Climate change was a key focus of the Labour party, “Fuel poverty means that people cannot afford to heat often poorly insulated homes.”

“Through this motion we want to work towards putting the poorest people into eco homes that are cheap to heat, using affordable energy generated by our own renewable energy company,” she told fellow councillors.

Conservative councillors backed the motion, which was passed unanimously but Labour rejected a Tory amendment that would have made tree planting a priority.

Labour was all for planting trees, said Mr Chowney, but not as a priority. Though he left the door open for a future motion on trees and biodiversity, and said the Labour group “would almost certainly support it”.

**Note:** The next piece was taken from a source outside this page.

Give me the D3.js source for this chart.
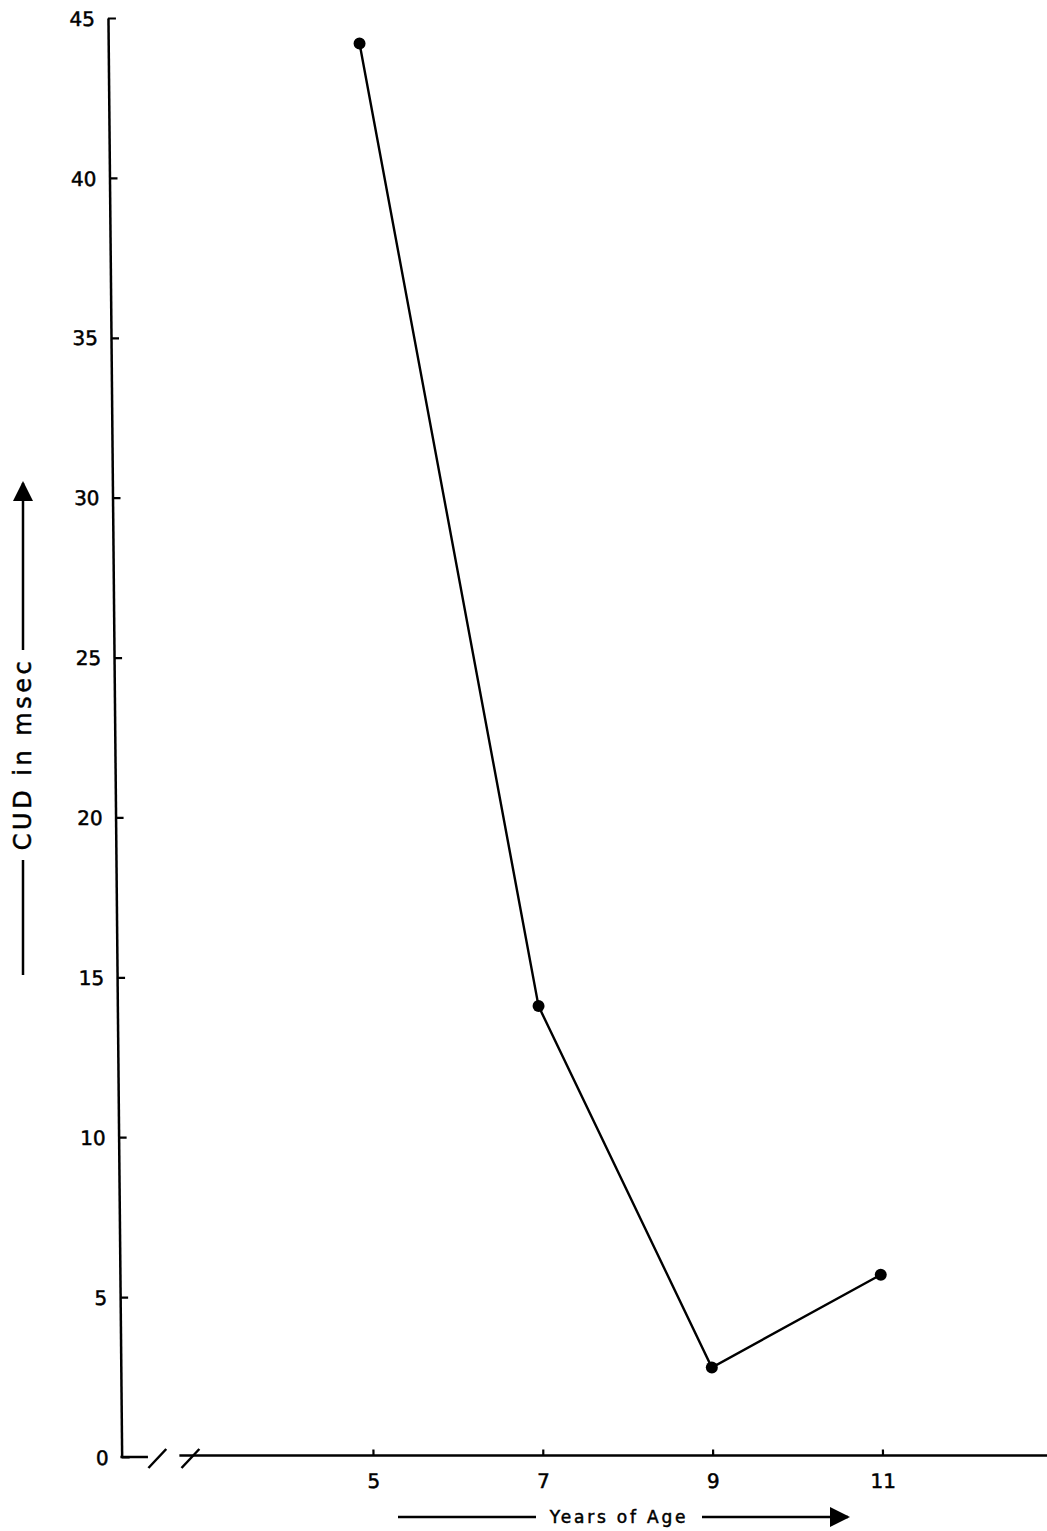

Other key points in the council motion were to:

  • Procure locally where possible, prioritising goods and services that are less dependent on fossil carbon, and prioritising companies who are taking steps to reduce their impact on climate change;
  • Introduce policy requirements that new buildings should meet the most rigorous possible energy efficiency standards and include electric vehicle charging points in new housing and commercial developments;
  • Ensure council land is maintained in a way that maximises species diversity and mitigates species extinction;
  • Encourage existing supermarkets to install EV charging points, lobby East Sussex County Council to take up existing government grants to install on-street EV charging points, and press for a properly co-ordinated national EV charging network;
  • Build on its existing single-use plastic policy by not only eliminating single-use plastics in council buildings, but also at festivals and events held on council land. It will also strongly encourage local businesses to cut back on their use of single-use plastics;
  • Use funding streams and planning conditions (and any available future powers) to continue the development of an off-road walking and cycling network as specified in the council’s Local Plan.